1. Repository Hygiene

  • Work from feature branches (feat/, fix/, etc.) and keep main clean.

  • Follow Conventional Commit messages (feat:, fix:, chore:, docs:, etc.).

  • Avoid committing generated artefacts (plots, large logs, __pycache__); ensure .gitignore is up to date.

2. Tooling

Tool

Command

Purpose

pre-commit

uv run pre-commit run -a

Apply linting/formatting hooks across the repo.

black

uv run black .

Enforce consistent formatting (line length 120).

flake8

uv run flake8

Static lint checks.

mypy

uv run mypy src

Type checking.

pytest

uv run pytest -q

Run unit tests.

pytest --cov

uv run pytest --cov=src --cov-report=term-missing

Code coverage analysis.

3. Coding Guidelines

  • Python 3.10+ features are encouraged (pattern matching, dataclasses).

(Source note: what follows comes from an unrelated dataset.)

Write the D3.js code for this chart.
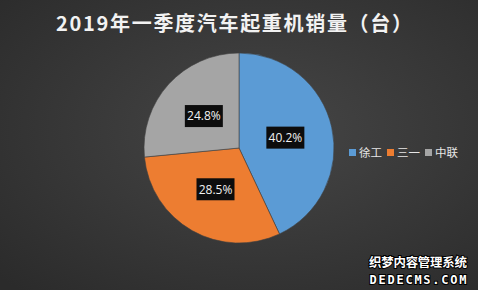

  • Use type hints throughout; prefer dataclasses for structured data.

  • Keep modules within src/propflow (snapshot utilities live in src/propflow/snapshots) to avoid circular imports.

  • Document public interfaces with docstrings and include inline comments only when necessary for clarity.

  • Maintain ASCII encoding unless the file already contains Unicode and there is a compelling reason.

4. Testing Strategy

  • Place tests under tests/ with names test_*.py.

  • Mock external dependencies carefully; most BP logic is deterministic and can be tested directly.

  • For stochastic components (random graph generation), seed numpy and random to guarantee reproducibility.

  • Extend fixtures in tests/conftest.py when you need reusable graph setups.

5. Adding New Features

  1. Discuss or document the approach (issues, TODO comments).

  2. Implement features under src/propflow/... (including src/propflow/snapshots/... for analysis helpers).

  3. Add unit tests or update existing ones.

  4. Update documentation (this handbook, README, or module docstrings) as needed.

  5. Run the quality gates (formatters, linters, tests).

  6. Open a pull request summarising the change, rationale, and testing evidence.

6. Release Process

  1. Update version identifiers (src/propflow/_version.py, pyproject.toml).

  2. Update CHANGELOG or release notes (if maintained separately).

  3. Run the full test suite and static checks.

  4. Build distribution artefacts: uv build.

  5. Upload to distribution channel (e.g., PyPI Test, internal index) using twine.

  6. Tag the release in git (git tag vX.Y.Z && git push --tags).

7. Documentation Maintenance

  • This handbook should live alongside code changes; add or edit relevant sections when capacities evolve (e.g., new CLI commands, policies).

  • For API-specific notes, embed docstrings or dedicated markdown under docs/.

  • Keep example notebooks (under notebooks/) in sync by re-running them prior to publication.

8. Collaboration

  • Review peers’ code focusing on correctness, maintainability, and performance.

  • Highlight potential regressions or missing tests during reviews.

  • Use draft PRs for work-in-progress features; convert to ready-for-review when tests pass and scope is locked.

By following this workflow the project remains stable, testable, and ready for deployment across environments.